Erst vor kurzem haben sich die Blank-Redakteurinnen Kyra Iglesias und Sarah Koschinski mit der Pressefreiheit in Deutschland beschäftigt und Interviews mit Prof. Dr. Ralf Hohlfeld und Thomas Eckerl geführt. Nicht nur auf die Situation in Deutschland, sondern auch auf die anderer europäischer Länder wurde hier eingegangen. Beunruhigend empfindet Prof. Dr. Ralf Hohlfeld beispielsweise die gefährdete Pressefreiheit bei unseren direkten Nachbarn in Österreich:
„Sebastian Kurz macht sich nicht nur die drei Gewalten langsam untertan. Er versucht auch, getrieben von den sogenannten „Freiheitlichen“, die Unabhängigkeit der Presse und vor allem die des öffentlich-rechtlichen Rundfunks Schritt für Schritt einzuschränken. Das Mediensystem und viele Medienvertreter werden zunehmend unter Druck gesetzt, das macht mir Angst.“
Mit einem Blick auf das Ranking der Reporter ohne Grenzen, welche die Pressefreiheit in 180 Staaten analysieren und einstufen, sind diese Bedenken mehr als gerechtfertigt. Im Jahr 2018 wurde die Pressefreiheit in Österreich noch als gut eingeschätzt. Das Land befand sich auf Platz 11 und war somit Teil der „weißen Gruppe“. Innerhalb eines Jahres rutschte Österreich jedoch auf Platz 16, und im darauffolgenden Jahr 2020 sogar auf Platz 18, ab. Das Land befindet sich nun im gelben Bereich, das bedeutet die Pressefreiheit wird nur noch als zufriedenstellend bewertet.

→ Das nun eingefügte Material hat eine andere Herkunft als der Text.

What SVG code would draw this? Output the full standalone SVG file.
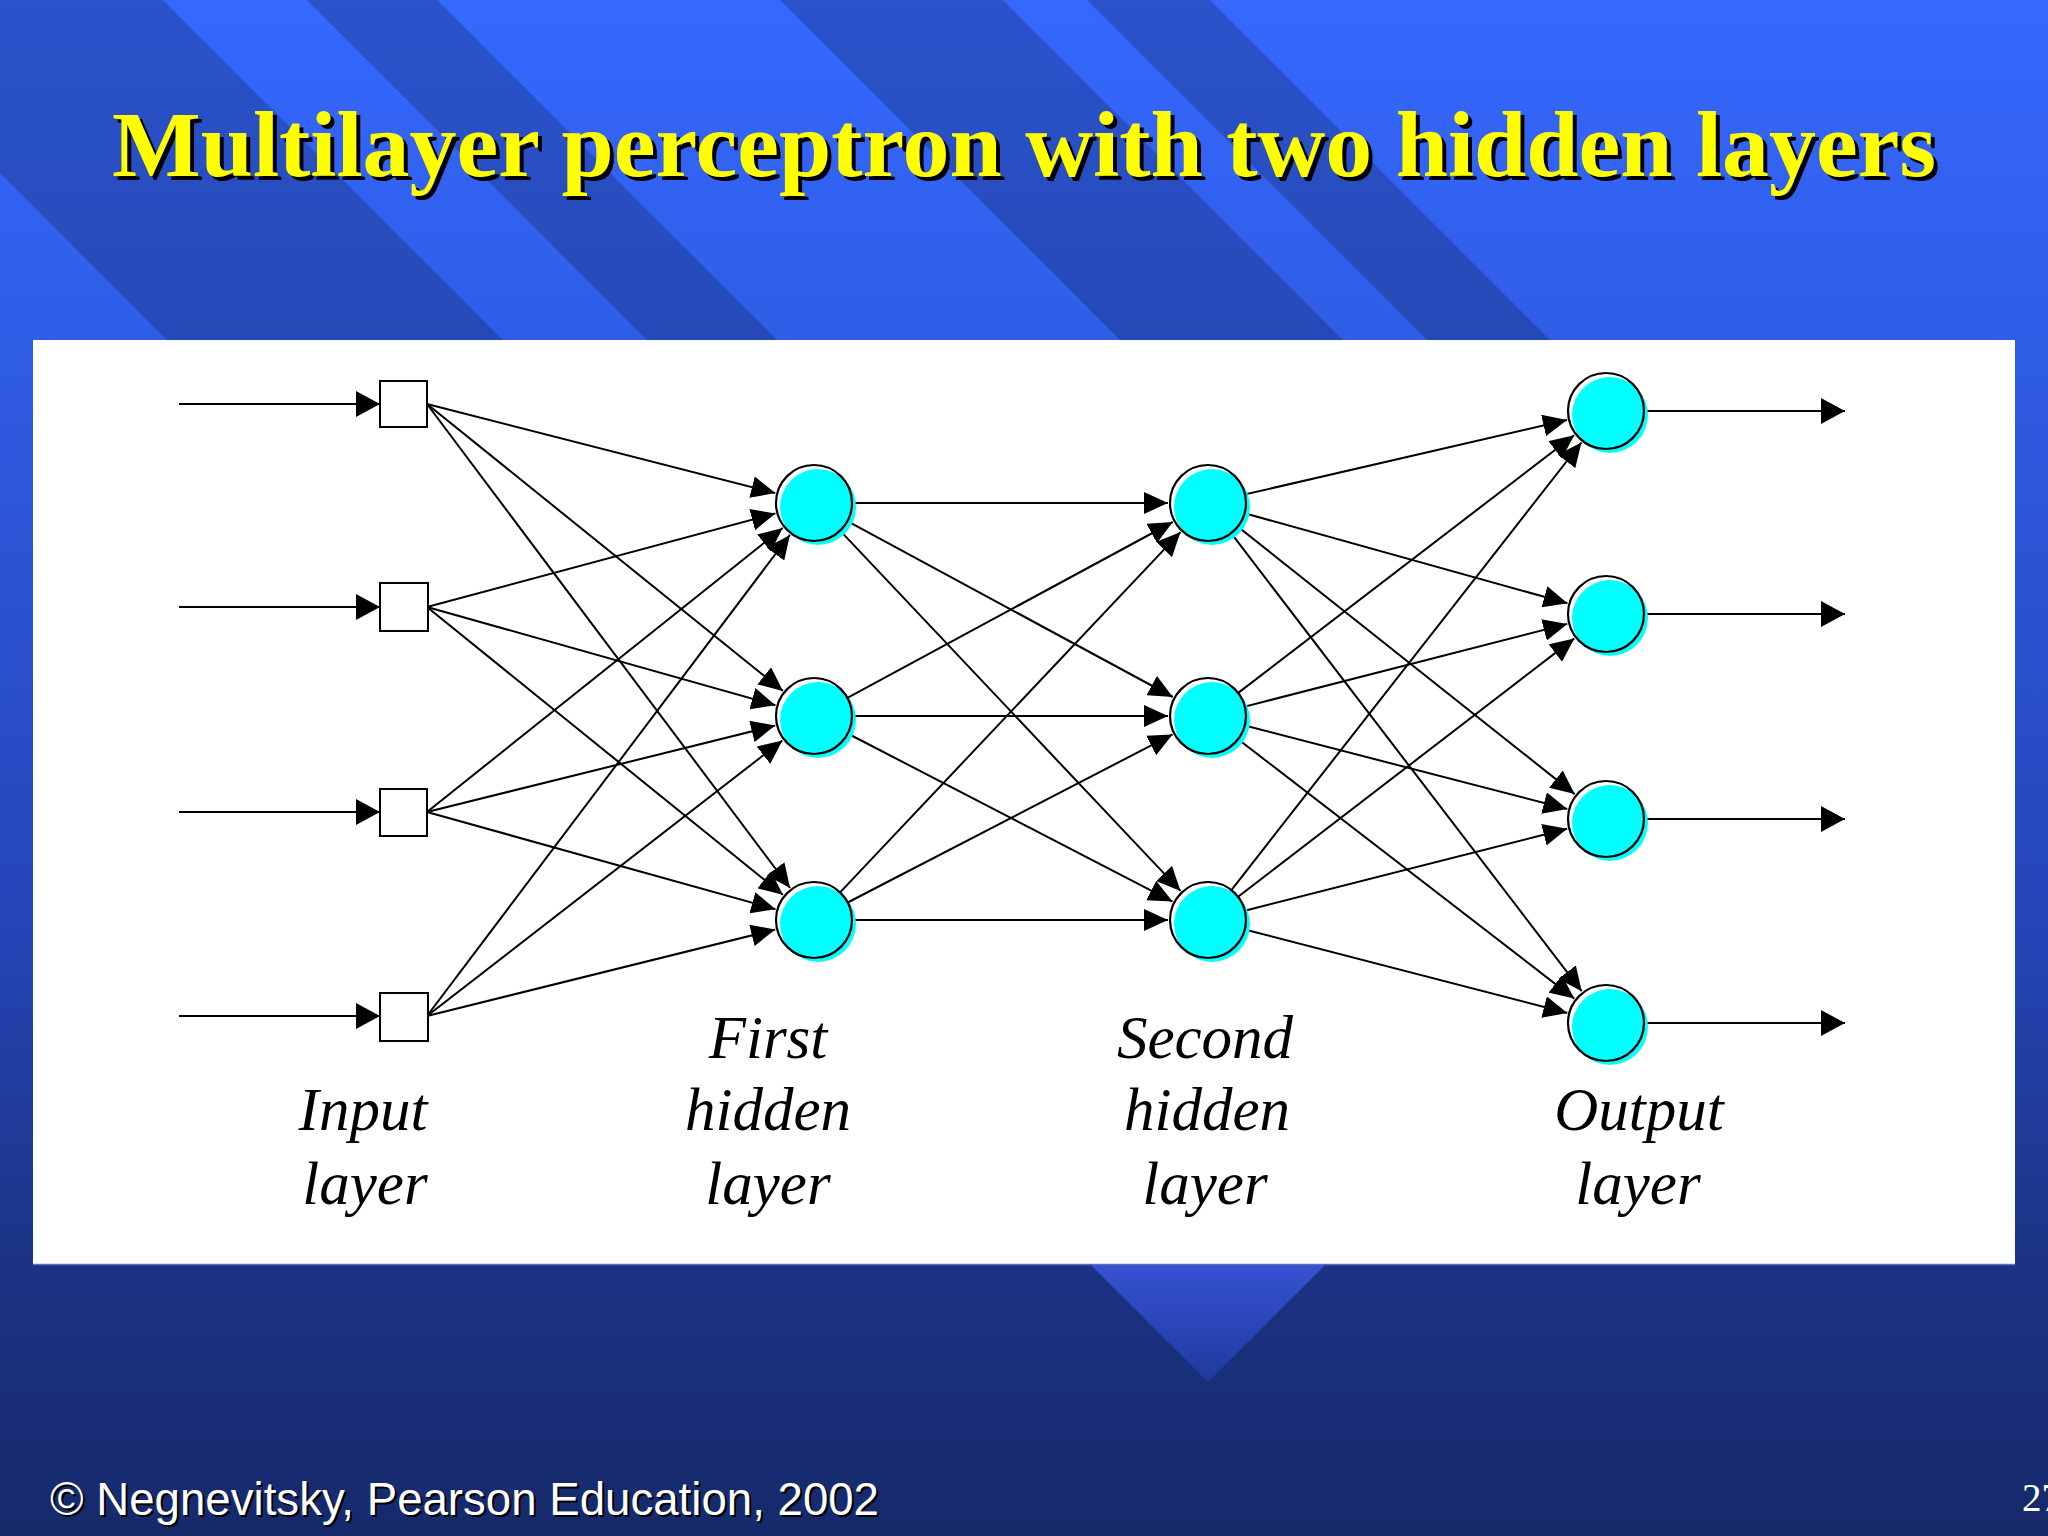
<svg xmlns="http://www.w3.org/2000/svg" width="2048" height="1536" viewBox="0 0 2048 1536">
<defs>
<linearGradient id="bg" x1="0" y1="0" x2="0" y2="1">
<stop offset="0" stop-color="#3568ff"/>
<stop offset="0.22" stop-color="#2f5de6"/>
<stop offset="0.6" stop-color="#2545b8"/>
<stop offset="0.82" stop-color="#1c3384"/>
<stop offset="1" stop-color="#16296a"/>
</linearGradient>
<linearGradient id="tri" x1="0" y1="0" x2="0" y2="1">
<stop offset="0" stop-color="#3652d2"/>
<stop offset="1" stop-color="#1f3a9c"/>
</linearGradient>
<marker id="ah" viewBox="0 0 24 22" refX="24" refY="11" markerWidth="24" markerHeight="22" markerUnits="userSpaceOnUse" orient="auto">
<path d="M0,0 L24,11 L0,22 z" fill="#000"/>
</marker>
<marker id="ahb" viewBox="0 0 24 26" refX="24" refY="13" markerWidth="24" markerHeight="26" markerUnits="userSpaceOnUse" orient="auto">
<path d="M0,0 L24,13 L0,26 z" fill="#000"/>
</marker>
</defs>
<style>
.band{fill:#000;fill-opacity:0.2}
.title{font-family:"Liberation Serif","Times New Roman",serif;font-weight:bold;font-size:94px}
.foot{font-family:"Liberation Sans",Arial,sans-serif;font-size:46px}
.lbl{font-family:"Liberation Serif","Times New Roman",serif;font-style:italic;font-size:61px;fill:#000;text-anchor:middle}
.sq{fill:#fff;stroke:#000;stroke-width:2}
.cy{fill:#00ffff}
.ring{fill:none;stroke:#000;stroke-width:2.2}
#connectors line{stroke:#000;stroke-width:2;marker-end:url(#ah)}
#connectors line.big{marker-end:url(#ahb)}
</style>

<!-- background -->
<rect x="0" y="0" width="2048" height="1536" fill="url(#bg)"/>
<g id="stripes">
<polygon class="band" points="-173,0 163,0 503,340 167,340"/>
<polygon class="band" points="307,0 437,0 777,340 647,340"/>
<polygon class="band" points="780,0 1003,0 1343,340 1120,340"/>
<polygon class="band" points="1087,0 1210,0 1550,340 1427,340"/>
</g>
<polygon id="chevron" points="1090,1264 1326,1264 1208,1382" fill="url(#tri)"/>

<!-- title -->
<g id="title">
<text class="title" x="116" y="180" fill="#000" textLength="1824" lengthAdjust="spacingAndGlyphs">Multilayer perceptron with two hidden layers</text>
<text class="title" x="112" y="176" fill="#ffff00" textLength="1824" lengthAdjust="spacingAndGlyphs">Multilayer perceptron with two hidden layers</text>
</g>

<!-- panel -->
<rect id="panel" x="33" y="340" width="1982" height="924" fill="#fff"/>
<line x1="33" y1="1264.5" x2="2015" y2="1264.5" stroke="#5a6fc0" stroke-width="1.5"/>

<g id="connectors">
<!-- input arrows -->
<line x1="179" y1="404" x2="380" y2="404" class="big"/>
<line x1="179" y1="607" x2="380" y2="607" class="big"/>
<line x1="179" y1="812" x2="380" y2="812" class="big"/>
<line x1="179" y1="1016" x2="380" y2="1016" class="big"/>
<!-- input -> hidden1 -->
<line x1="427" y1="404" x2="775.3" y2="493.1"/>
<line x1="427" y1="404" x2="782.9" y2="690.9"/>
<line x1="427" y1="404" x2="790" y2="888"/>
<line x1="427" y1="607" x2="775.4" y2="513.4"/>
<line x1="427" y1="607" x2="775.5" y2="705.2"/>
<line x1="427" y1="607" x2="782.9" y2="894.8"/>
<line x1="427" y1="812" x2="782.7" y2="528"/>
<line x1="427" y1="812" x2="775.2" y2="725.6"/>
<line x1="427" y1="812" x2="775.5" y2="909.2"/>
<line x1="427" y1="1016" x2="789.9" y2="534.9"/>
<line x1="427" y1="1016" x2="782.4" y2="740.5"/>
<line x1="427" y1="1016" x2="775.2" y2="929.6"/>
<!-- hidden1 -> hidden2 -->
<line x1="852" y1="503" x2="1168" y2="503"/>
<line x1="847.4" y1="521.1" x2="1172.8" y2="697"/>
<line x1="840.1" y1="530.6" x2="1180.5" y2="890.9"/>
<line x1="847.4" y1="697.9" x2="1172.8" y2="522"/>
<line x1="852" y1="716" x2="1168" y2="716"/>
<line x1="847.7" y1="733.5" x2="1172.5" y2="901.6"/>
<line x1="840.1" y1="892.4" x2="1180.5" y2="532.1"/>
<line x1="847.7" y1="902.5" x2="1172.5" y2="734.4"/>
<line x1="852" y1="920" x2="1168" y2="920"/>
<!-- hidden2 -> output -->
<line x1="1245" y1="494.4" x2="1567" y2="420"/>
<line x1="1244.6" y1="513.2" x2="1567.5" y2="603.3"/>
<line x1="1237.8" y1="526.6" x2="1574.7" y2="794.1"/>
<line x1="1231.1" y1="533.2" x2="1581.7" y2="991.2"/>
<line x1="1238.2" y1="692.9" x2="1574.2" y2="435.3"/>
<line x1="1244.8" y1="706.6" x2="1567.3" y2="623.9"/>
<line x1="1244.8" y1="725.5" x2="1567.3" y2="809"/>
<line x1="1238.1" y1="739.2" x2="1574.3" y2="998.6"/>
<line x1="1231.4" y1="890.1" x2="1581.4" y2="442.5"/>
<line x1="1238.1" y1="896.8" x2="1574.3" y2="638.4"/>
<line x1="1244.8" y1="910.7" x2="1567.2" y2="828.8"/>
<line x1="1244.8" y1="929.5" x2="1567.3" y2="1013"/>
<!-- output arrows -->
<line x1="1644" y1="411" x2="1845" y2="411" class="big"/>
<line x1="1644" y1="614" x2="1845" y2="614" class="big"/>
<line x1="1644" y1="819" x2="1845" y2="819" class="big"/>
<line x1="1644" y1="1023" x2="1845" y2="1023" class="big"/>
</g>

<!-- input layer -->
<g id="in1"><rect class="sq" x="380" y="381" width="47" height="46"/></g>
<g id="in2"><rect class="sq" x="380" y="583" width="48" height="48"/></g>
<g id="in3"><rect class="sq" x="380" y="789" width="47" height="47"/></g>
<g id="in4"><rect class="sq" x="380" y="993" width="48" height="48"/></g>

<!-- first hidden layer -->
<g id="h1a"><circle class="cy" cx="818" cy="507" r="38"/><circle class="ring" cx="814" cy="503" r="38"/></g>
<g id="h1b"><circle class="cy" cx="818" cy="720" r="38"/><circle class="ring" cx="814" cy="716" r="38"/></g>
<g id="h1c"><circle class="cy" cx="818" cy="924" r="38"/><circle class="ring" cx="814" cy="920" r="38"/></g>

<!-- second hidden layer -->
<g id="h2a"><circle class="cy" cx="1212" cy="507" r="38"/><circle class="ring" cx="1208" cy="503" r="38"/></g>
<g id="h2b"><circle class="cy" cx="1212" cy="720" r="38"/><circle class="ring" cx="1208" cy="716" r="38"/></g>
<g id="h2c"><circle class="cy" cx="1212" cy="924" r="38"/><circle class="ring" cx="1208" cy="920" r="38"/></g>

<!-- output layer -->
<g id="o1"><circle class="cy" cx="1610" cy="415" r="38"/><circle class="ring" cx="1606" cy="411" r="38"/></g>
<g id="o2"><circle class="cy" cx="1610" cy="618" r="38"/><circle class="ring" cx="1606" cy="614" r="38"/></g>
<g id="o3"><circle class="cy" cx="1610" cy="823" r="38"/><circle class="ring" cx="1606" cy="819" r="38"/></g>
<g id="o4"><circle class="cy" cx="1610" cy="1027" r="38"/><circle class="ring" cx="1606" cy="1023" r="38"/></g>

<g id="labels">
<text class="lbl" x="363" y="1130">Input</text>
<text class="lbl" x="365" y="1204">layer</text>
<text class="lbl" x="768" y="1058">First</text>
<text class="lbl" x="768" y="1130">hidden</text>
<text class="lbl" x="768" y="1204">layer</text>
<text class="lbl" x="1205" y="1058">Second</text>
<text class="lbl" x="1207" y="1130">hidden</text>
<text class="lbl" x="1205" y="1204">layer</text>
<text class="lbl" x="1639" y="1130">Output</text>
<text class="lbl" x="1638" y="1204">layer</text>
</g>

<g id="footer">
<text class="foot" x="52" y="1517" fill="#000" textLength="829" lengthAdjust="spacingAndGlyphs">© Negnevitsky, Pearson Education, 2002</text>
<text class="foot" x="50" y="1515" fill="#fff" textLength="829" lengthAdjust="spacingAndGlyphs">© Negnevitsky, Pearson Education, 2002</text>
<text x="2022" y="1511" font-family="Liberation Serif, Times New Roman, serif" font-size="39" fill="#fff">27</text>
</g>
</svg>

Auslöser dieses Negativtrend war das von der Süddeutschen Zeitung und dem Spiegel veröffentlichte Video des Vizepräsidenten Heinz-Christian Strache der damals regierenden FPÖ-ÖVP-Koalition. Auf besagtem Video lassen sich Szenen eines Ibiza-Aufenthalts erkennen, bei welchem Strache einer vermeidlich russischen Oligarchin diverse Vorteile anbietet. Im Austausch solle sie die österreichische Zeitung Krone aufkaufen, wodurch die FPÖ direkte Kontrolle über die mediale Berichterstattung hätte. Die Krone ist zwar eine Boulevardzeitschrift, jedoch haben diese in Österreich eine nicht zu unterschätzende große Leserschaft und einen deutlich höheren Stellenwert, als es beispielsweise in Deutschland der Fall ist. Dieser Skandal legte die Korruption Österreichs auf eine derart peinliche Art und Weise offen, dass der rechtspopulistischen FPÖ nichts anderes übrig blieb, als aus der Regierung auszutreten.
Die türkis-blaue Politik erwies sich jedoch auch schon vor der Ibiza-Affäre als problematisch, vor allem in Bezug auf die Medienfreiheit. Bundeskanzler Sebastian Kurz steuerte zusammen mit Strache einen, wie sie es nannten „neuen Stil“ an. Dieser „neue Stil“ setzte auf eine perfekte Harmonie zwischen den Koalitionspartnern und vermied Zerwürfnisse um jeden Preis. Strategieteams sorgten dafür, dass öffentliche Auftritte bis ins letzte Detail geplant und kontrolliert wurden. Das ging sogar so weit, dass die PR-Stäbe der Regierung fast doppelt so viele Mitarbeiter:innen, wie die größten Nachrichtenmagazine des Landes hatten, was zu einem großen Ungleichgewicht führte.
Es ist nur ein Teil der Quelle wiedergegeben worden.